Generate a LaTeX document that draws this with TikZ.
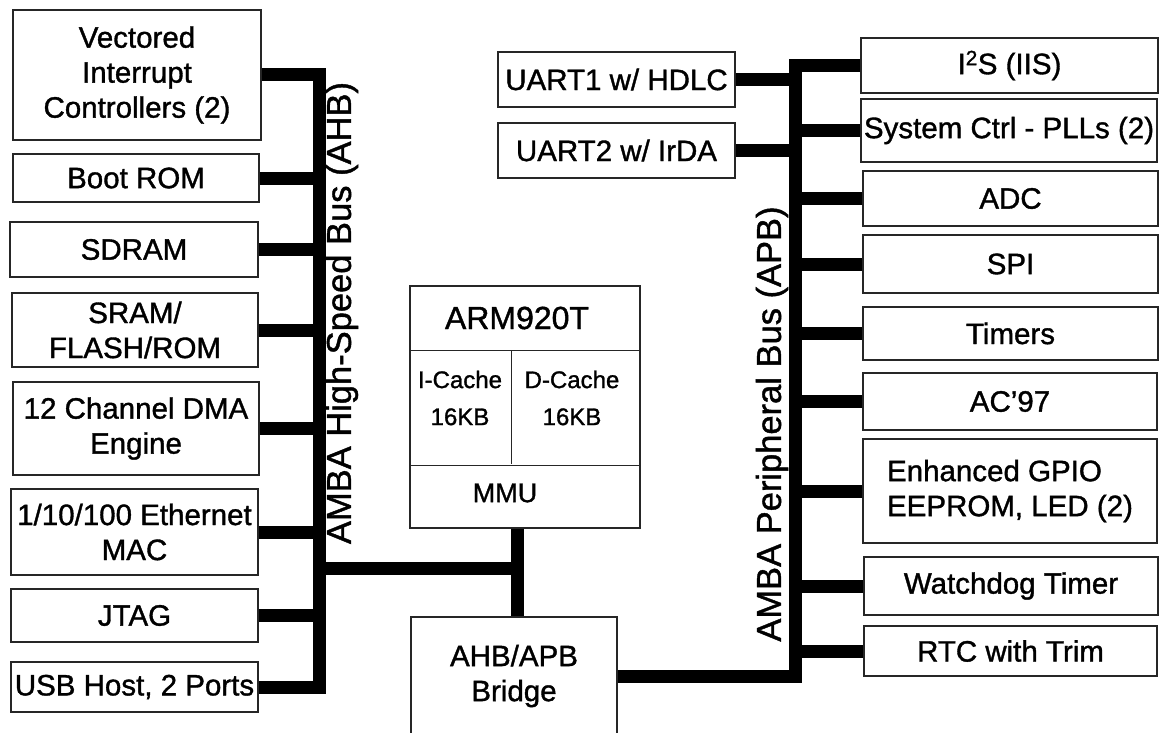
\documentclass[tikz,border=0pt]{standalone}
\usepackage{fontspec}
\setmainfont{Liberation Sans}[RawFeature={embolden=1.2}]
\begin{document}
\begin{tikzpicture}
[x=1pt,y=-1pt,
  unitbox/.style={draw=black!85,line width=1.3pt,inner sep=0pt,align=center,
    font=\fontsize{29.5}{35}\selectfont},%
  busline/.style={-,line width=13pt,line join=miter},%
  buslabel/.style={rotate=90,inner sep=0pt,font=\fontsize{34.5}{40}\selectfont},%
  celltext/.style={inner sep=0pt,align=center,font=\fontsize{24}{37}\selectfont}]
\useasboundingbox (0,0) rectangle (1164,733);
%% units on the high-speed bus
\foreach \nodename/\x/\y/\w/\h/\txt in {
  vic/137/75/248/130/{Vectored\\Interrupt\\Controllers (2)},
  boot/136/178/246/48/{Boot ROM},
  sdram/134/249.5/248/55/{SDRAM},
  sram/135/330/246/74/{SRAM/\\FLASH/ROM},
  dma/136/428.5/246/93/{12 Channel DMA\\Engine},
  eth/134.5/532/247/86/{1/10/100 Ethernet\\MAC},
  jtag/134.5/615.5/247/53/{JTAG},
  usb/134.5/687/247/50/{USB Host, 2 Ports}} {
  \node (\nodename) at (\x,\y) [unitbox,minimum width=\w pt,minimum height=\h pt] {\txt};
}
%% units on the peripheral bus
\foreach \nodename/\x/\y/\w/\h/\txt in {
  uart1/616.5/79.5/237/55/{UART1 w/ HDLC},
  uart2/616.5/150.5/237/55/{UART2 w/ IrDA},
  i2s/1009.5/65.5/297/55/{I\textsuperscript{2}S (IIS)},
  sysctrl/1009/130.5/296/63/{System Ctrl - PLLs (2)},
  adc/1010.5/198.5/295/55/{ADC},
  spi/1010.5/264/295/58/{SPI},
  timers/1010.5/333.5/295/53/{Timers},
  ac97/1010/401.5/294/57/{AC’97},
  wdt/1011/586/294/58/{Watchdog Timer},
  rtc/1010.5/651/293/50/{RTC with Trim}} {
  \node (\nodename) at (\x,\y) [unitbox,minimum width=\w pt,minimum height=\h pt] {\txt};
}
\node (gpio) at (1010,491) [unitbox,align=left,minimum width=294pt,minimum height=104pt]
  {Enhanced GPIO\\EEPROM, LED (2)};
%% cpu core and bridge
\node (arm) at (525,407) [draw=black!85,line width=1.3pt,minimum width=230pt,minimum height=242pt] {};
\draw[black!85,line width=1.3pt] (arm.north west) ++(0,65) -- ++(230,0);
\draw[black!85,line width=1.3pt] (arm.south west) ++(0,-63) -- ++(230,0);
\draw[black!85,line width=1.3pt] (arm.north west) ++(102,65) -- ++(0,114);
\node (armname) at (517,318) [inner sep=0pt,font=\fontsize{32}{38}\selectfont] {ARM920T};
\node (icache) at (460,398) [celltext] {I-Cache\\16KB};
\node (dcache) at (572,398) [celltext] {D-Cache\\16KB};
\node (mmu) at (505,493) [inner sep=0pt,font=\fontsize{27}{32}\selectfont] {MMU};
\node (bridge) at (514,676) [unitbox,minimum width=206pt,minimum height=118pt] {AHB/APB\\Bridge};
%% bus labels
\node (ahblabel) at (342,313) [buslabel] {AMBA High-Speed Bus (AHB)};
\node (apblabel) at (772,424) [buslabel] {AMBA Peripheral Bus (APB)};
%% buses
\coordinate (ahb) at (319.5,0);
\coordinate (apb) at (795.5,0);
\coordinate (mmutap) at (517,568);
\draw[busline] (vic.east) -| (ahb |- usb.east) -- (usb.east);
\draw[busline] (i2s.west) -| (apb |- bridge.east) -- (bridge.east);
\path
\foreach \startnode in {boot, sdram, sram, dma, eth, jtag} {
  (\startnode.east) edge[busline] (\startnode.east -| ahb)
}
\foreach \startnode in {uart1, uart2} {
  (\startnode.east) edge[busline] (\startnode.east -| apb)
}
\foreach \startnode in {sysctrl, adc, spi, timers, ac97, gpio, wdt, rtc} {
  (\startnode.west) edge[busline] (\startnode.west -| apb)
}
(mmutap -| ahb) edge[busline] (mmutap)
(mmutap |- arm.south) edge[busline] (mmutap |- bridge.north);
\end{tikzpicture}
\end{document}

_What the task requires_
Quote the listing above in full, except for the pictures.

_Result for this exercise_
Generate a LaTeX document that draws this with TikZ.
\documentclass[tikz,border=0pt]{standalone}
\usepackage{fontspec}
\setmainfont{Liberation Sans}[RawFeature={embolden=1.2}]
\begin{document}
\begin{tikzpicture}
[x=1pt,y=-1pt,
  unitbox/.style={draw=black!85,line width=1.3pt,inner sep=0pt,align=center,
    font=\fontsize{29.5}{35}\selectfont},%
  busline/.style={-,line width=13pt,line join=miter},%
  buslabel/.style={rotate=90,inner sep=0pt,font=\fontsize{34.5}{40}\selectfont},%
  celltext/.style={inner sep=0pt,align=center,font=\fontsize{24}{37}\selectfont}]
\useasboundingbox (0,0) rectangle (1164,733);
%% units on the high-speed bus
\foreach \nodename/\x/\y/\w/\h/\txt in {
  vic/137/75/248/130/{Vectored\\Interrupt\\Controllers (2)},
  boot/136/178/246/48/{Boot ROM},
  sdram/134/249.5/248/55/{SDRAM},
  sram/135/330/246/74/{SRAM/\\FLASH/ROM},
  dma/136/428.5/246/93/{12 Channel DMA\\Engine},
  eth/134.5/532/247/86/{1/10/100 Ethernet\\MAC},
  jtag/134.5/615.5/247/53/{JTAG},
  usb/134.5/687/247/50/{USB Host, 2 Ports}} {
  \node (\nodename) at (\x,\y) [unitbox,minimum width=\w pt,minimum height=\h pt] {\txt};
}
%% units on the peripheral bus
\foreach \nodename/\x/\y/\w/\h/\txt in {
  uart1/616.5/79.5/237/55/{UART1 w/ HDLC},
  uart2/616.5/150.5/237/55/{UART2 w/ IrDA},
  i2s/1009.5/65.5/297/55/{I\textsuperscript{2}S (IIS)},
  sysctrl/1009/130.5/296/63/{System Ctrl - PLLs (2)},
  adc/1010.5/198.5/295/55/{ADC},
  spi/1010.5/264/295/58/{SPI},
  timers/1010.5/333.5/295/53/{Timers},
  ac97/1010/401.5/294/57/{AC’97},
  wdt/1011/586/294/58/{Watchdog Timer},
  rtc/1010.5/651/293/50/{RTC with Trim}} {
  \node (\nodename) at (\x,\y) [unitbox,minimum width=\w pt,minimum height=\h pt] {\txt};
}
\node (gpio) at (1010,491) [unitbox,align=left,minimum width=294pt,minimum height=104pt]
  {Enhanced GPIO\\EEPROM, LED (2)};
%% cpu core and bridge
\node (arm) at (525,407) [draw=black!85,line width=1.3pt,minimum width=230pt,minimum height=242pt] {};
\draw[black!85,line width=1.3pt] (arm.north west) ++(0,65) -- ++(230,0);
\draw[black!85,line width=1.3pt] (arm.south west) ++(0,-63) -- ++(230,0);
\draw[black!85,line width=1.3pt] (arm.north west) ++(102,65) -- ++(0,114);
\node (armname) at (517,318) [inner sep=0pt,font=\fontsize{32}{38}\selectfont] {ARM920T};
\node (icache) at (460,398) [celltext] {I-Cache\\16KB};
\node (dcache) at (572,398) [celltext] {D-Cache\\16KB};
\node (mmu) at (505,493) [inner sep=0pt,font=\fontsize{27}{32}\selectfont] {MMU};
\node (bridge) at (514,676) [unitbox,minimum width=206pt,minimum height=118pt] {AHB/APB\\Bridge};
%% bus labels
\node (ahblabel) at (342,313) [buslabel] {AMBA High-Speed Bus (AHB)};
\node (apblabel) at (772,424) [buslabel] {AMBA Peripheral Bus (APB)};
%% buses
\coordinate (ahb) at (319.5,0);
\coordinate (apb) at (795.5,0);
\coordinate (mmutap) at (517,568);
\draw[busline] (vic.east) -| (ahb |- usb.east) -- (usb.east);
\draw[busline] (i2s.west) -| (apb |- bridge.east) -- (bridge.east);
\path
\foreach \startnode in {boot, sdram, sram, dma, eth, jtag} {
  (\startnode.east) edge[busline] (\startnode.east -| ahb)
}
\foreach \startnode in {uart1, uart2} {
  (\startnode.east) edge[busline] (\startnode.east -| apb)
}
\foreach \startnode in {sysctrl, adc, spi, timers, ac97, gpio, wdt, rtc} {
  (\startnode.west) edge[busline] (\startnode.west -| apb)
}
(mmutap -| ahb) edge[busline] (mmutap)
(mmutap |- arm.south) edge[busline] (mmutap |- bridge.north);
\end{tikzpicture}
\end{document}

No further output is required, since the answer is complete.